Dés 10 h du matin, une première centaine de gilets jaunes investissent la place de la Comédie : un horaire inhabituel pour Montpellier où les cortèges gilets jaunes se forment généralement en début d’après-midi. Les manifestants continuent d’arriver par grappes. En plus des locaux, certains viennent des villes voisines, d’autres de Lyon, Toulouse, Paris ou Marseille. Vingt minutes plus tard, le nombre de participants a doublé. Il doublera encore plusieurs fois jusqu’à dépasser le millier vers 11 h 30. « Le mouvement s’est recroquevillé autour de 30 000 personnes actives dans tout le pays, mais il faudrait être aveugle pour ne pas voir l’influence des gilets jaunes sur le mouvement social », nuance un pilier du rond-point de Près-d’Arènes. Pour lui, le nombre de manifestants du jour n’est pas un baromètre suffisant pour faire état du mouvement.

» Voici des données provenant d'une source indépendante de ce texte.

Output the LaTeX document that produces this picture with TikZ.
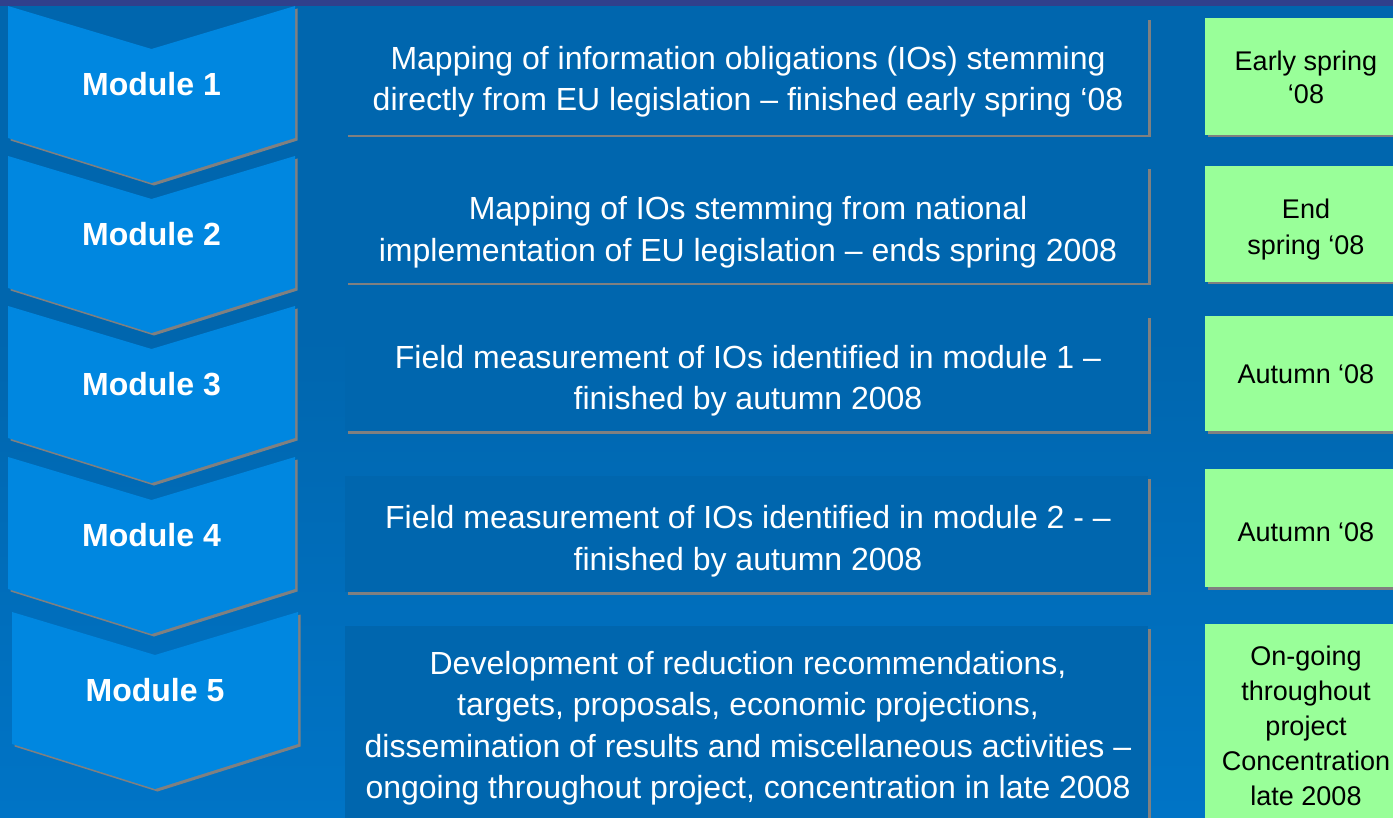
\documentclass[tikz,border=0pt]{standalone}
\usepackage{fontspec}
\setmainfont{Liberation Sans}
\usetikzlibrary{shadows}
\definecolor{bgtop}{RGB}{0,102,174}
\definecolor{bgbottom}{RGB}{0,116,198}
\definecolor{bandnavy}{RGB}{48,64,140}
\definecolor{chevblue}{RGB}{0,135,224}
\definecolor{boxblue}{RGB}{0,102,174}
\definecolor{shadowgray}{RGB}{128,128,128}
\definecolor{datefill}{RGB}{153,255,153}
\begin{document}
\begin{tikzpicture}[x=1pt,y=-1pt,
  grayshadow/.style={general shadow={shadow xshift=2.5pt, shadow yshift=-2.5pt, fill=shadowgray, draw=none}},
  chevron/.style={fill=chevblue, grayshadow},
  modlabel/.style={text=white, font=\fontsize{32}{38}\selectfont\bfseries, inner sep=0pt},
  taskbox/.style={fill=boxblue, grayshadow, inner sep=0pt, minimum width=803},
  tasktext/.style={inner sep=0pt, align=center, text=white, font=\fontsize{32}{41.5}\selectfont},
  datebox/.style={fill=datefill, grayshadow, inner sep=0pt, minimum width=202},
  datetext/.style={inner sep=0pt, align=center, text=black, font=\fontsize{27}{35}\selectfont}]
\useasboundingbox (0,0) rectangle (1393,818);
\clip (0,0) rectangle (1393,818);

% background: flat blue above, lightening towards the bottom, navy band on top
\fill[bgtop] (0,0) rectangle (1393,330);
\shade[top color=bgtop, bottom color=bgbottom] (0,329) rectangle (1393,818);
\fill[bandnavy] (0,0) rectangle (1393,6);

% module chevrons: left / top / right / number
\foreach \l/\t/\r/\n in {8/6/295/1, 8/156/295/2, 8/306/295/3, 8/457/295/4, 12/612/298/5}{
  \pgfmathsetmacro\m{(\l+\r)/2}
  \path[chevron] (\l,\t) -- (\m,\t+43) -- (\r,\t) -- (\r,\t+132)
    -- (\m,\t+177) -- (\l,\t+132) -- cycle;
  \node[modlabel] (mod\n) at (\m,\t+78) {Module \n};
}

% task description boxes
\node[taskbox, minimum height=117] (task1) at (746.5,76.5) {};
\node[taskbox, minimum height=116] (task2) at (746.5,225) {};
\node[taskbox, minimum height=115] (task3) at (746.5,373.5) {};
\node[taskbox, minimum height=116] (task4) at (746.5,534) {};
\node[taskbox, minimum height=196] (task5) at (746.5,724) {};

\node[tasktext] (task1text) at (748,81.5)
  {Mapping of information obligations (IOs) stemming\\directly from EU legislation – finished early spring ‘08};
\node[tasktext] (task2text) at (748,232)
  {Mapping of IOs stemming from national\\implementation of EU legislation – ends spring 2008};
\node[tasktext] (task3text) at (748,380.5)
  {Field measurement of IOs identified in module 1 –\\finished by autumn 2008};
\node[tasktext] (task4text) at (748,541)
  {Field measurement of IOs identified in module 2 - –\\finished by autumn 2008};
\node[tasktext] (task5text) at (748,728)
  {Development of reduction recommendations,\\targets, proposals, economic projections,\\dissemination of results and miscellaneous activities –\\ongoing throughout project, concentration in late 2008};

% timing boxes
\node[datebox, minimum height=117] (date1) at (1306,76.5) {};
\node[datebox, minimum height=116] (date2) at (1306,224) {};
\node[datebox, minimum height=115] (date3) at (1306,373.5) {};
\node[datebox, minimum height=118] (date4) at (1306,528) {};
\node[datebox, minimum height=200] (date5) at (1306,724) {};

\node[datetext, font=\fontsize{27}{33.5}\selectfont] (date1text) at (1306,77.5) {Early spring\\‘08};
\node[datetext, font=\fontsize{27}{36}\selectfont] (date2text) at (1306,230) {End\\spring ‘08};
\node[datetext] (date3text) at (1306,374.5) {Autumn ‘08};
\node[datetext] (date4text) at (1306,532) {Autumn ‘08};
\node[datetext] (date5text) at (1306,726) {On-going\\throughout\\project\\Concentration\\late 2008};
\end{tikzpicture}
\end{document}
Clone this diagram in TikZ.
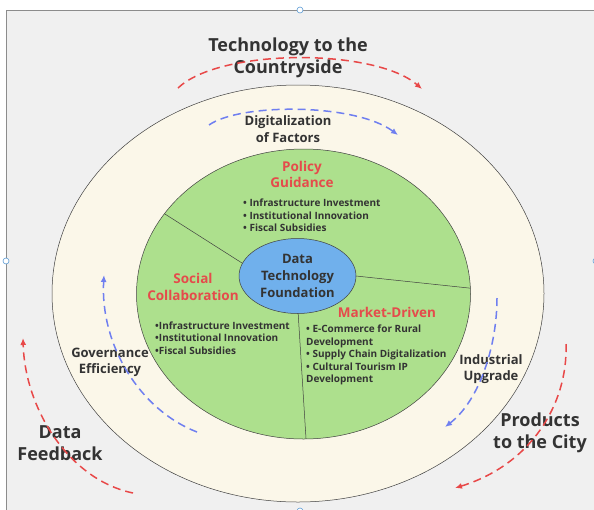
\documentclass[tikz,border=0pt]{standalone}
\usepackage{fontspec}
\setmainfont{Open Sans}
\usepackage{xcolor}
\usetikzlibrary{arrows.meta,shapes.geometric,positioning}

\definecolor{panel}{HTML}{F0F0F0}
\definecolor{cream}{HTML}{FBF7E9}
\definecolor{leaf}{HTML}{ADE08D}
\definecolor{sky}{HTML}{70B0EC}
\definecolor{ink}{HTML}{333333}
\definecolor{hot}{HTML}{E54B4B}
\definecolor{arcred}{HTML}{E84848}
\definecolor{arcblue}{HTML}{6F7FF0}
\definecolor{handle}{HTML}{5B9BD5}

\begin{document}
\begin{tikzpicture}[x=1pt,y=-1pt,>={Latex[length=7pt,width=6pt]},
    ring/.style={draw=black!75, ellipse, inner sep=0pt, outer sep=0pt, line width=0.5pt},
    redflow/.style={->, draw=arcred, line width=1.5pt, dash pattern=on 8pt off 5pt},
    blueflow/.style={->, draw=arcblue, line width=1.5pt, dash pattern=on 8pt off 5pt}]
        \tikzstyle{big} = [text=ink, align=center, inner sep=0pt, font=\fontsize{18}{22}\selectfont\bfseries]
        \tikzstyle{mid} = [text=ink, align=center, inner sep=0pt, font=\fontsize{13}{16.5}\selectfont\bfseries]
        \tikzstyle{heading} = [text=hot, align=center, inner sep=0pt, font=\fontsize{13.5}{16.5}\selectfont\bfseries]
        \tikzstyle{items} = [text=ink, align=left, anchor=west, inner sep=0pt, font=\fontsize{10}{12.5}\selectfont\bfseries]
        \tikzstyle{dot} = [circle, draw=handle, fill=white, inner sep=0pt, minimum size=6pt, line width=0.6pt]
        \useasboundingbox (0,0) rectangle (594,509);

        % canvas
        \draw[draw=black!45, fill=panel, line width=1pt] (6,10) rectangle (604,519);
        \node[dot] (htop) at (300,10) {};
        \node[dot] (hleft) at (6,261) {};
        \node[dot] (hright) at (596,261) {};
        \node[dot] (hbottom) at (300,511) {};

        % rings
        \node[ring, fill=cream, minimum width=492pt, minimum height=417pt] (outer) at (298,293.5) {};
        \node[ring, fill=leaf, minimum width=334pt, minimum height=290pt] (green) at (303.5,294) {};
        \node[ring, fill=sky, minimum width=117pt, minimum height=75pt, text=ink, align=center,
              font=\fontsize{13}{17}\selectfont\bfseries] (core) at (297.5,276) {Data\\Technology\\Foundation};

        \draw[black!75, line width=0.5pt] (core.167) -- (green.150);
        \draw[black!75, line width=0.5pt] (core.0) -- (green.2);
        \draw[black!75, line width=0.5pt] (core.-89) -- (green.-89);

        % sector texts
        \node[heading] (policy) at (302,174.5) {Policy\\Guidance};
        \node[items] (policylist) at (243,215.5) {• Infrastructure Investment\\• Institutional Innovation\\• Fiscal Subsidies};
        \node[heading] (social) at (193,287) {Social\\Collaboration};
        \node[items] (sociallist) at (155,338) {•Infrastructure Investment\\•Institutional Innovation\\•Fiscal Subsidies};
        \node[heading] (market) at (387,312) {Market-Driven};
        \node[items] (marketlist) at (306,355) {• E-Commerce for Rural\\Development\\• Supply Chain Digitalization\\• Cultural Tourism IP\\Development};

        % ring texts
        \node[big] (tech) at (288,58) {Technology to the\\Countryside};
        \node[mid] (digital) at (288,129) {Digitalization\\of Factors};
        \node[mid] (gov) at (110,362.5) {Governance\\Efficiency};
        \node[mid] (industry) at (491,369) {Industrial\\Upgrade};
        \node[big] (feedback) at (60,443.5) {Data\\Feedback};
        \node[big] (products) at (540,433) {Products\\to the City};

        % flows
        \coordinate (ta) at (178,88);
        \coordinate (tb) at (422,89);
        \coordinate (da) at (209,125);
        \coordinate (db) at (398,135);
        \coordinate (ga) at (197,432);
        \coordinate (gb) at (104,275);
        \coordinate (ua) at (497,298);
        \coordinate (ub) at (445,427);
        \coordinate (fa) at (133,493);
        \coordinate (fb) at (23,338);
        \coordinate (pa) at (566,344);
        \coordinate (pb) at (455,488);

        \draw[redflow] (ta) .. controls (220,48) and (375,48) .. (tb);
        \draw[blueflow] (da) .. controls (240,103) and (355,103) .. (db);
        \draw[blueflow] (ga) .. controls (140,410) and (100,345) .. (gb);
        \draw[blueflow] (ua) .. controls (497,345) and (480,400) .. (ub);
        \draw[redflow] (fa) .. controls (70,480) and (25,410) .. (fb);
        \draw[redflow] (pa) .. controls (568,405) and (530,465) .. (pb);
\end{tikzpicture}
\end{document}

Pour cet acte 64, les uns arborent leur gilet jaune, d’autres des vêtements noirs, mais nombreux sont celles et ceux qui ont préféré des tenues plus discrètes, moins chiffon rouge pour les forces de police en nombre aujourd’hui. Après deux heures à attendre sur la place de la Comédie, un manifestant propose, porte-voix à la main : « Qui est chaud pour faire un petit tour avant 14 h ? ». La foule semble d’accord pour se dégourdir les jambes. Une banderole bariolée venant de Toulouse sur laquelle est inscrit « Sire ! C’est une révolte, non c’est une révolution » se place en tête. Direction : la préfecture. Un gros millier de manifestants, peut-être 1500, s’élance dans l’étroite rue de la loge.

 

 

Le cortège avance d’un pas décidé. « Nous sommes les gilets jaunes. Et nous allons gagner. Aux armes, aux armes », entonne l’avant de la manifestation où le noir domine. Le défilé progresse et passe devant la préfecture, cadenassée sur ses flans par un important dispositif policier. Pas la moindre confrontation. La manifestation, observée par un drone qui la survole, fait une boucle pour retourner vers son point de départ. Les slogans de 15 mois de mobilisation des gilets jaunes sont repris les uns après les autres. Sur le parcours, quasiment aucune dégradation jusqu’au retour sur la place centrale, où là, seul un rideau en fer de Macdonald souffre un peu de sa trop grande proximité avec le point d’arrivée. L’ensemble des manifestants se déverse sur la place de la Comédie.

 

 

Il est 13 h et le dispositif policier comprenant un camion à eau stationné de l’autre côté de la place se met en branle. Avançant en ligne, les CRS s’approchent. « Première sommation ». « Dernière sommation, nous allons faire usage de la force ». Les mots se perdent sur la place immense alors que les manifestants tranquilles sont à 50 mètres des forces de l’ordre. C’est le début de la fin de la manifestation sous sa forme classique. Un dernier cortège se forme pour quitter la place peu avant 14 h en direction de la préfecture. Mais 10 minutes plus tard, les grenades lacrymogènes marqueront le début des franches hostilités et disperseront momentanément les gilets jaunes en plusieurs groupes.

 

 

Elles dureront tout l’après-midi sur la place de la Comédie. Un moment noyée sous les lacrymogènes et vidée de ses manifestants, elle se remplit à nouveau de gilets jaunes à la faveur de la dissipation des nuages de gaz. Le calme succède à la tension, mais très brièvement. La place se vide et se remplit encore. À 16 h 30 un premier bilan faisait état de 16 arrestations. Mais les charges policières se multiplient, faisant passer le nombre d’interpellations à 21 vers 18 h. Des blessés sont également à déplorer comme en témoignent plusieurs vidéos postées sur les réseaux sociaux, sans qu’aucun décompte n’ait été fourni. À la nuit tombée, l’acte 64 n’est toujours pas dispersé. Les gilets jaunes sont encore là.